- The Washington Times - Monday, February 12, 2001

Beg to differ

Former vice-presidential nominee Sen. Joseph I. Lieberman wasted no time walking onto the Senate floor to attack President Bush's 10-year, $1.6 trillion tax-cut proposal.
But that's to be expected, says fellow Democratic Sen. Byron L. Dorgan of North Dakota.
"There is an old saying," says Mr. Dorgan, "that when everyone in the room is thinking the same thing, no one is really thinking very much."

Top constituent

The skyrocketing cost of natural gas in this country is no laughing matter, but we couldn't help but grin when Democratic Sen. Richard J. Durbin recalled "a telephone call I received a month or so ago from my consumer advocate in Illinois.
"Her name is Loretta Durbin. She is my wife. She called me and said: 'I just got the gas bill, Senator. What is going on here?' "

Double legacy

Just how much more money are Americans spending for heating fuel?
When introducing the bipartisan Small Business Energy Emergency Relief Act of 2001, Sen. John Kerry, Massachusetts Democrat, noted that the cost of oil nationwide in the last year has climbed 72 percent, natural gas has risen 27 percent and propane prices are up 54 percent.
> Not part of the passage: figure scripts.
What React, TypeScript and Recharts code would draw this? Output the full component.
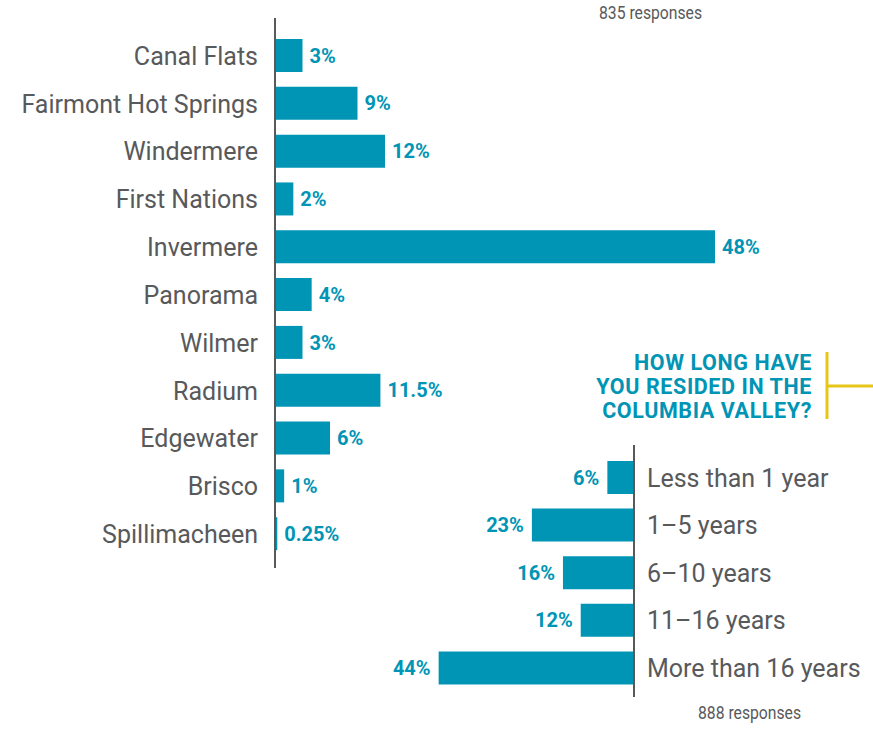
import React from 'react';
import { BarChart, Bar, XAxis, YAxis, LabelList } from 'recharts';

const communities = [
  'Canal Flats',
  'Fairmont Hot Springs',
  'Windermere',
  'First Nations',
  'Invermere',
  'Panorama',
  'Wilmer',
  'Radium',
  'Edgewater',
  'Brisco',
  'Spillimacheen',
];
const communityShare = [3, 9, 12, 2, 48, 4, 3, 11.5, 6, 1, 0.25];

const residence = ['Less than 1 year', '1–5 years', '6–10 years', '11–16 years', 'More than 16 years'];
const residenceShare = [6, 23, 16, 12, 44];

const communityData = communities.map((name, i) => ({ name, value: communityShare[i] }));
const residenceData = residence.map((name, i) => ({ name, value: residenceShare[i] }));

const BLUE = '#0094b5';
const GREY = '#58595b';
const FONT = 'Roboto, "Noto Sans", sans-serif';

const pct = (v: any) => `${v}%`;

export default function App() {
  return (
    <div style={{ position: 'absolute', left: 0, top: 0, width: 873, height: 741, background: '#fff', fontFamily: FONT }}>
      <div style={{ position: 'absolute', left: 0, top: 0 }}>
        <BarChart
          width={873}
          height={741}
          layout="vertical"
          data={communityData}
          margin={{ top: 18, bottom: 173, left: 0, right: 48 }}
          barSize={33}
        >
          <XAxis type="number" domain={[0, 60]} hide />
          <YAxis
            type="category"
            dataKey="name"
            width={275}
            padding={{ top: 14, bottom: 10 }}
            axisLine={{ stroke: GREY, strokeWidth: 2 }}
            tickLine={false}
            tickMargin={11}
            tick={{ fill: GREY, fontSize: 25, fontFamily: FONT }}
            interval={0}
          />
          <Bar dataKey="value" fill={BLUE} isAnimationActive={false}>
            <LabelList
              dataKey="value"
              position="right"
              offset={7}
              formatter={pct}
              style={{ fill: BLUE, fontWeight: 700, fontSize: 20, fontFamily: FONT }}
            />
          </Bar>
        </BarChart>
      </div>
      <div style={{ position: 'absolute', left: 0, top: 0 }}>
        <BarChart
          width={873}
          height={741}
          layout="vertical"
          data={residenceData}
          margin={{ top: 445, bottom: 44, left: 412, right: 0 }}
          barSize={33}
        >
          <XAxis type="number" domain={[0, 50]} reversed hide />
          <YAxis
            type="category"
            dataKey="name"
            orientation="right"
            width={239}
            padding={{ top: 9, bottom: 5 }}
            axisLine={{ stroke: GREY, strokeWidth: 2 }}
            tickLine={false}
            tickMargin={7}
            tick={{ fill: GREY, fontSize: 25, fontFamily: FONT }}
            interval={0}
          />
          <Bar dataKey="value" fill={BLUE} isAnimationActive={false}>
            <LabelList
              dataKey="value"
              position="right"
              offset={8}
              formatter={pct}
              style={{ fill: BLUE, fontWeight: 700, fontSize: 20, fontFamily: FONT }}
            />
          </Bar>
        </BarChart>
      </div>
      <svg width={873} height={741} style={{ position: 'absolute', left: 0, top: 0, pointerEvents: 'none' }}>
        <text x={599} y={19} fill={GREY} fontSize={19} fontFamily={FONT} textLength={103} lengthAdjust="spacingAndGlyphs">
          835 responses
        </text>
        <text x={698} y={719} fill={GREY} fontSize={19} fontFamily={FONT} textLength={103} lengthAdjust="spacingAndGlyphs">
          888 responses
        </text>
        <g fill={BLUE} fontSize={21.5} fontWeight={700} fontFamily={FONT} textAnchor="end" letterSpacing={0.6}>
          <text x={812} y={370}>HOW LONG HAVE</text>
          <text x={812} y={394}>YOU RESIDED IN THE</text>
          <text x={812} y={418}>COLUMBIA VALLEY?</text>
        </g>
        <line x1={827} y1={352} x2={827} y2={419} stroke="#e6c619" strokeWidth={3} />
        <line x1={827} y1={386} x2={873} y2={386} stroke="#e6c619" strokeWidth={3} />
      </svg>
    </div>
  );
}
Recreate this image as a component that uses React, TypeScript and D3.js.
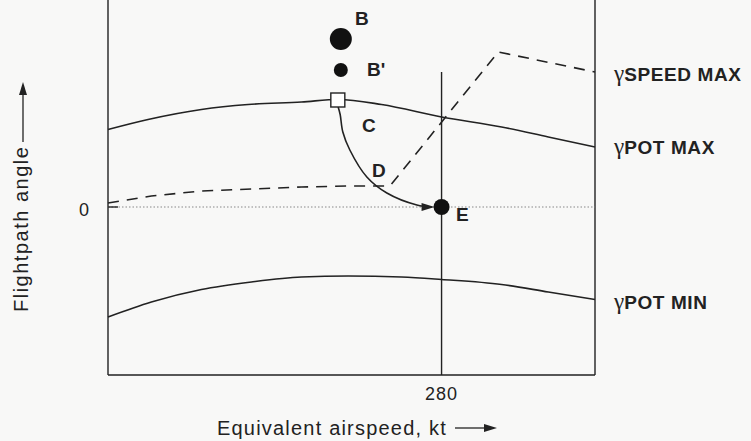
import * as d3 from "d3";

// airspeed (kt) / flightpath angle (deg)
const potMaxKt = [180, 192, 208, 222, 238, 249, 262, 280, 298, 312, 326];
const potMaxGamma = [3.1, 3.5, 3.9, 4.1, 4.2, 4.3, 4.1, 3.6, 3.2, 2.8, 2.4];

const potMinKt = [180, 193, 208, 223, 238, 252, 268, 280, 298, 312, 326];
const potMinGamma = [-4.4, -3.8, -3.3, -3.0, -2.8, -2.76, -2.8, -2.9, -3.1, -3.4, -3.7];

const speedMaxKt = [180, 193, 208, 223, 238, 252, 264, 265, 297, 326];
const speedMaxGamma = [0.16, 0.44, 0.64, 0.72, 0.8, 0.84, 0.84, 0.92, 6.2, 5.4];

const pathKt = [249, 249.6, 250.4, 252.5, 257.6, 263.6, 272.6, 277];
const pathGamma = [4.0, 3.7, 3.0, 2.28, 1.2, 0.56, 0.08, 0];

const pointNames = ["B", "B'", "square", "E"];
const pointKt = [249.8, 249.8, 248.9, 280];
const pointGamma = [6.72, 5.48, 4.28, 0];

const xTicks = [280];
const yTicks = [0];

const W = 751;
const H = 441;
const left = 108;
const right = 595;
const top = 0;
const bottom = 375;

const font = "'Liberation Sans', Arial, Helvetica, sans-serif";
const ink = "#222";

// filled arrow head with tip at (tx,ty), pointing along angle a
const head = (tx: number, ty: number, a: number, len = 12, half = 3.5) => {
  const c = Math.cos(a);
  const s = Math.sin(a);
  const bx = tx - c * len;
  const by = ty - s * len;
  return `M${tx},${ty}L${bx - s * half},${by + c * half}L${bx + s * half},${by - c * half}Z`;
};

export default function App() {
  const x = d3.scaleLinear().domain([180, 326]).range([left, right]);
  const y = d3.scaleLinear().domain([-6.72, 8.28]).range([bottom, top]);

  const zip = (a: number[], b: number[]) => a.map((v, i) => [v, b[i]] as [number, number]);
  const smooth = d3
    .line<[number, number]>()
    .x((d) => x(d[0]))
    .y((d) => y(d[1]))
    .curve(d3.curveMonotoneX);
  const straight = d3
    .line<[number, number]>()
    .x((d) => x(d[0]))
    .y((d) => y(d[1]));
  const catmull = d3
    .line<[number, number]>()
    .x((d) => x(d[0]))
    .y((d) => y(d[1]))
    .curve(d3.curveCatmullRom);

  const pt = (name: string) => {
    const i = pointNames.indexOf(name);
    return [x(pointKt[i]), y(pointGamma[i])];
  };
  const [bx, by] = pt("B");
  const [b2x, b2y] = pt("B'");
  const [sx, sy] = pt("square");
  const [ex, ey] = pt("E");
  const arrowEnd = x(pathKt[pathKt.length - 1]) + 3;

  const gamma = (label: string, yy: number) => (
    <text x={614} y={yy} fill={ink}>
      <tspan fontFamily="'Liberation Serif', 'DejaVu Serif', serif" fontSize={23}>
        γ
      </tspan>
      <tspan fontFamily={font} fontSize={19} fontWeight="bold" letterSpacing={0.6}>
        {label}
      </tspan>
    </text>
  );

  return (
    <svg
      width={W}
      height={H}
      style={{ position: "absolute", left: 0, top: 0, background: "#f8f8f7" }}
    >
      {/* frame */}
      <line x1={left} x2={left} y1={top} y2={bottom} stroke={ink} strokeWidth={1.4} />
      <line x1={right} x2={right} y1={top} y2={bottom} stroke={ink} strokeWidth={1.4} />
      <line x1={left} x2={right} y1={bottom} y2={bottom} stroke={ink} strokeWidth={1.4} />

      {/* zero line */}
      {yTicks.map((t) => (
        <g key={t}>
          <line x1={left} x2={right} y1={y(t)} y2={y(t)} stroke="#888" strokeWidth={1} strokeDasharray="1.5,2" />
          <line x1={left} x2={left + 10} y1={y(t)} y2={y(t)} stroke={ink} strokeWidth={1.4} />
          <text x={84} y={216} fontFamily={font} fontSize={18} fill={ink} textAnchor="middle">
            {t}
          </text>
        </g>
      ))}

      {/* 280 kt line */}
      {xTicks.map((t) => (
        <g key={t}>
          <line x1={x(t)} x2={x(t)} y1={y(5.4)} y2={bottom} stroke={ink} strokeWidth={1.4} />
          <text x={x(t)} y={400} fontFamily={font} fontSize={18} letterSpacing={1} fill={ink} textAnchor="middle">
            {t}
          </text>
        </g>
      ))}

      <path d={smooth(zip(potMaxKt, potMaxGamma)) || ""} fill="none" stroke={ink} strokeWidth={1.6} />
      <path d={smooth(zip(potMinKt, potMinGamma)) || ""} fill="none" stroke={ink} strokeWidth={1.6} />
      <path
        d={straight(zip(speedMaxKt, speedMaxGamma)) || ""}
        fill="none"
        stroke={ink}
        strokeWidth={1.6}
        strokeDasharray="11,8"
      />

      {/* trajectory C */}
      <path d={catmull(zip(pathKt, pathGamma)) || ""} fill="none" stroke={ink} strokeWidth={1.6} />
      <path d={head(arrowEnd, ey, 0, 13, 4)} fill={ink} />

      <circle cx={bx} cy={by} r={11} fill="#111" />
      <circle cx={b2x} cy={b2y} r={7} fill="#111" />
      <rect x={sx - 7} y={sy - 7} width={14} height={14} fill="#fff" stroke={ink} strokeWidth={1.4} />
      <circle cx={ex} cy={ey} r={8} fill="#111" />

      <g fontFamily={font} fontSize={19} fontWeight="bold" fill={ink}>
        <text x={355} y={25}>B</text>
        <text x={367} y={76}>B'</text>
        <text x={362} y={132}>C</text>
        <text x={372} y={177}>D</text>
        <text x={456} y={221}>E</text>
      </g>

      {gamma("SPEED MAX", 81)}
      {gamma("POT MAX", 154)}
      {gamma("POT MIN", 309)}

      {/* axis titles */}
      <text
        transform="translate(28,312) rotate(-90)"
        fontFamily={font}
        fontSize={20}
        letterSpacing={1.5}
        fill={ink}
      >
        Flightpath angle
      </text>
      <line x1={23} x2={23} y1={142} y2={92} stroke={ink} strokeWidth={1.3} />
      <path d={head(23, 82, -Math.PI / 2, 13, 4)} fill={ink} />

      <text x={217} y={435} fontFamily={font} fontSize={20} letterSpacing={1.2} fill={ink}>
        Equivalent airspeed, kt
      </text>
      <line x1={455} x2={487} y1={428} y2={428} stroke={ink} strokeWidth={1.3} />
      <path d={head(497, 428, 0, 13, 4)} fill={ink} />
    </svg>
  );
}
Except in his state.
"In Massachusetts the cost of these fuels have jumped as much as 100 percent," he reveals.

Pestering plans

One Democratic strategy we've obtained is to "start pestering the Bush administration to put its money where its mouth was" during the 2000 presidential campaign when it comes to tougher gun enforcement.
The Democratic Leadership Council says it will commence "pestering" while President Bush decides whether he's willing to "disappoint" conservative constituency groups or millions of Americans who responded favorably to his "moderate rhetoric" on the campaign trail.

Racicot's choice

Former Montana Gov. Marc Racicot, who two months ago turned down President Bush's offer to be considered for the attorney general post, begins work today as partner in a Texas law firm with close ties to the president.
Mr. Racicot, whom conservatives deemed too centrist to assume the attorney general's post (even after he helped steer Mr. Bush through the legal mire of the Florida election recount) will hang his cowboy hat at the Washington office of Bracewell & Patterson, a Houston-based firm that also played a pivotal role in the Florida recount process.
The Montanan, who served as his state's attorney general before becoming governor, has been a close friend and adviser to Mr. Bush since the two first met in 1994.
Mr. Racicot says he turned down the offer on the attorney general post because he wanted to spend more time with his family.

Generic statesmen

"As I have always said, when you honor everyone, you honor no one."
Simply celebrating a "generic" President's Day, says Rep. Roscoe G. Bartlett, Maryland Republican, diminishes the accomplishments of great presidents like George Washington and Abraham Lincoln "and rewards the mediocrity of others."
So Mr. Bartlett has introduced legislation to honor two of his favorite presidents, Washington and Lincoln, calling his bill the "Washington-Lincoln Recognition Act of 2001." He aims to accomplish two goals.
"First, my bill will correct a long-standing misconception regarding the federal holiday honoring Washington's birthday, which in law is designated 'Washington's Birthday,' but which is erroneously called President's Day by many since a 1971 [Richard M.] Nixon proclamation," he says.
"Second, my legislation urges our president to issue a proclamation each year recognizing the anniversary of the birth of President Abraham Lincoln. Although this does not create a new federal holiday, I believe it will serve to bring this great leader the recognition he deserves. At the present time, there is no official federal recognition of President Lincoln's birthday."

Tinker retires

Arthur Malan "Tinker" St. Clair retired from the Senate sergeant at arms office last Friday after 22 years of service.
"His leaving was inevitable," noted Senate Minority Leader Tom Daschle. "He is, after all, 85 years old."
Mr. St. Clair got his nickname from his grandmother while growing up in a West Virginia coal miner's camp, so curious that he was always "tinkering" with something.
Years later he would lead President Harry S Truman on a tour of those coal fields. He didn't move to Washington until 1979, to be closer to his children and grandchildren, going to work on Capitol Hill at the age of 63.
Mr. St. Clair says now that he's retired, he plans now to do a little traveling with his 82-year-old sister.